THE UNITED NATIONS DEPARTMENT OF PUBLIC INFORMATION has partnered with two leading institutions of scholarship, the USC Shoah Foundation Institute and the International School for Holocaust Studies at Yad Vashem, to produce a study guide and companion DVD with survivor testimony on women and the Holocaust. This educational product aims to help high school students better understand the experiences of Jewish and Roma and Sinti women during this period of upheaval and terror brought upon them by the Nazis and their collaborators.

Each chapter of the study guide highlights different ways in which the lives of these women were changed, often forever. Faced with discrimination, impossible living conditions, and the prospect of death at every turn, these women were determined to meet their families’ needs and protect their children to the best of their ability. As their husbands, sons and fathers were arrested and deported, traditional gender roles changed, placing greater responsibilities upon women in the family and community in the ghettos, and often making the difference between life and death in the camps. Women organized soup kitchens and care for those who needed it and created a support system for each other and those who had come to depend upon them.

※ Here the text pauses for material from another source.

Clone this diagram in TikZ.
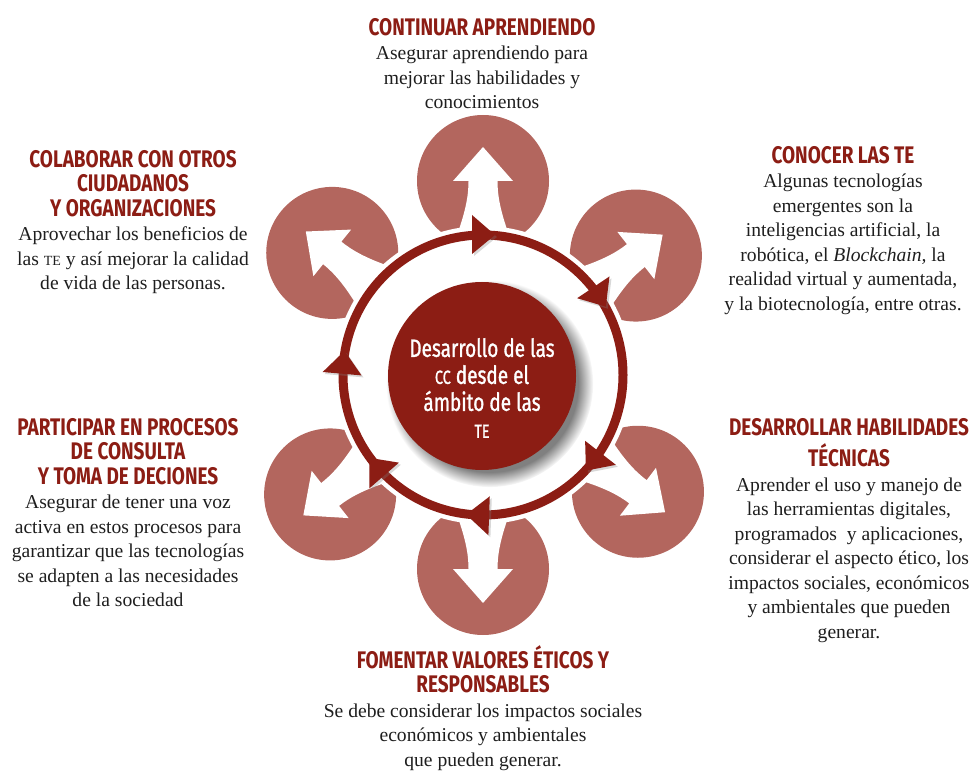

They did their best to see that their children received a basic education and observed religious traditions as much as possible. Once homemakers and caregivers, women had to work outside the home and adapt to stay alive in the worst of circumstances — even when their children were killed before their eyes. Many summoned the courage to resist Nazi policies and even join partisan groups.

And, despite being subject to constant humiliation, deprivation and violence, many women went on to rebuild their lives after the Holocaust, a testimony to the human strength to persevere and endure, not just for oneself but for those from whom care is sought and those to whom it is given.

Today, the United Nations honours these brave women. The Organization is working to ensure the protection of the rights of women and girls around the world, and their capacity to contribute to human well-being. The recent establishment of UN Women, a new entity for gender equality and empowerment, reflects this mission.

Some months ago, the Department of Public Information launched a Twitter campaign where con-tributors were asked what message they would have sent Anne Frank, had they been able to reach out to her through this medium as she remained in hiding from the Nazis. The many messages we received reflected solace, courage and hope but, above all, solidarity.

Anne Frank herself put it the most eloquently when she wrote: “It’s a wonder I haven’t abandoned all my ideals, they seem so absurd and impractical. Yet I cling to them because I still believe, in spite of everything, that people are truly good at heart”. 1 That is the belief that animates the United Nations, and the women and men whose sacrifices, aspirations and endeavours gave it being.

KIYO AKASAKA

United Nations Under-Secretary-General for Communications and Public Information ENDNOTES

Anne Frank: The Diary of a Young Girl, trans. M. Moyaart-Doubleday (Toronto: Bantam,1993).